Pour les patriotes – et il y en a encore, fort heureusement – ce qui compte le plus, pour la Petrobras, c’est sa valeur intrinsèque, symbolique, permanente et intangible, et son rôle stratégique pour le développement et le renforcement du Brésil.

Que valent la lutte, le courage, la détermination de ceux de notre génération qui sont descendus dans la rue et qu’on a mis derrière les barreaux, ceux qui ont essuyé coups de matraques et bombes lacrymogènes pour exiger la création d’une entreprise nationale tournée vers l’exploitation de l’une des plus grandes richesses économiques et stratégiques de l’époque, dans une période où tous affirmaient qu’il n’y avait pas de pétrole au Brésil et que, s’il y en avait, nous n’aurions pas les moyens de l’exploiter, attardés et sous-développés que nous « sommes » ?

Que vaut la formation, au fil des décennies, d’une équipe de 86 000 employés, salariés, techniciens et ingénieurs - l’un des segments les plus complexes de l’action humaine ?

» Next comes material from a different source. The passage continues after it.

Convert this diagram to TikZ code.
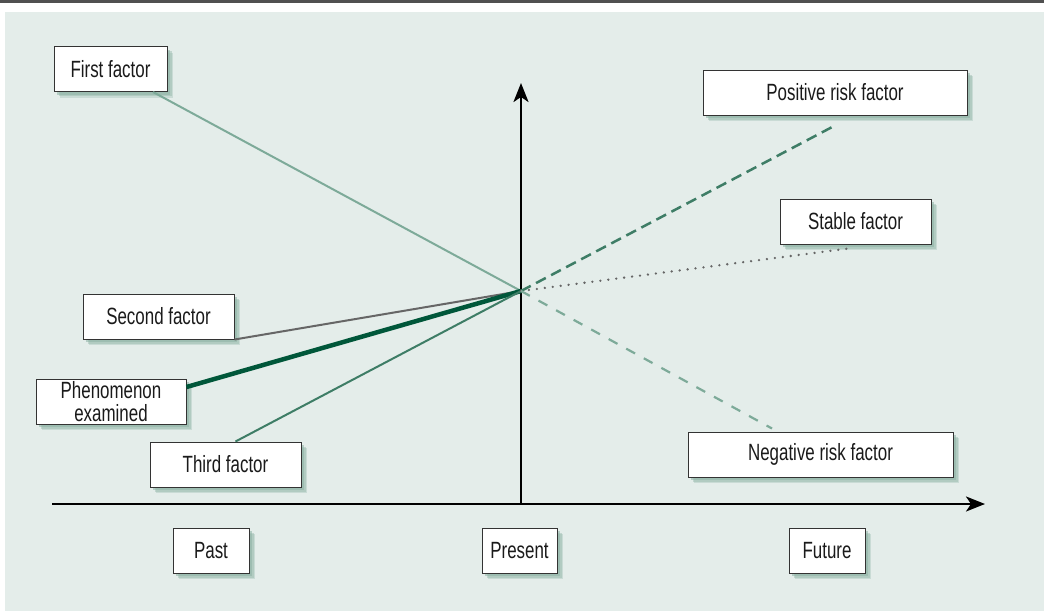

Que valent la lutte, le courage, la détermination de ceux qui, n’ayant pas trouvé de pétrole en grande quantité sous terre, sont allés le chercher sous la mer, battant record après record en forant les puits les plus profonds de la planète ; ceux qui ont forgé des solutions, des savoirs-faire, des connaissances ; ceux qui ont érigé la Petrobras en fer de lance de l’exploration pétrolière à des centaines, voire des milliers de mètres de profondeur et ont fait d’elle l’entreprise la plus primée de l’histoire de l’OTC (Offshore Technology Conferences, évènement qui se tient tous les deux ans à Houston, Texas), à tel point qu’elle s’y est vu décerner l’Oscar technologique de l’exploration pétrolière en haute mer ?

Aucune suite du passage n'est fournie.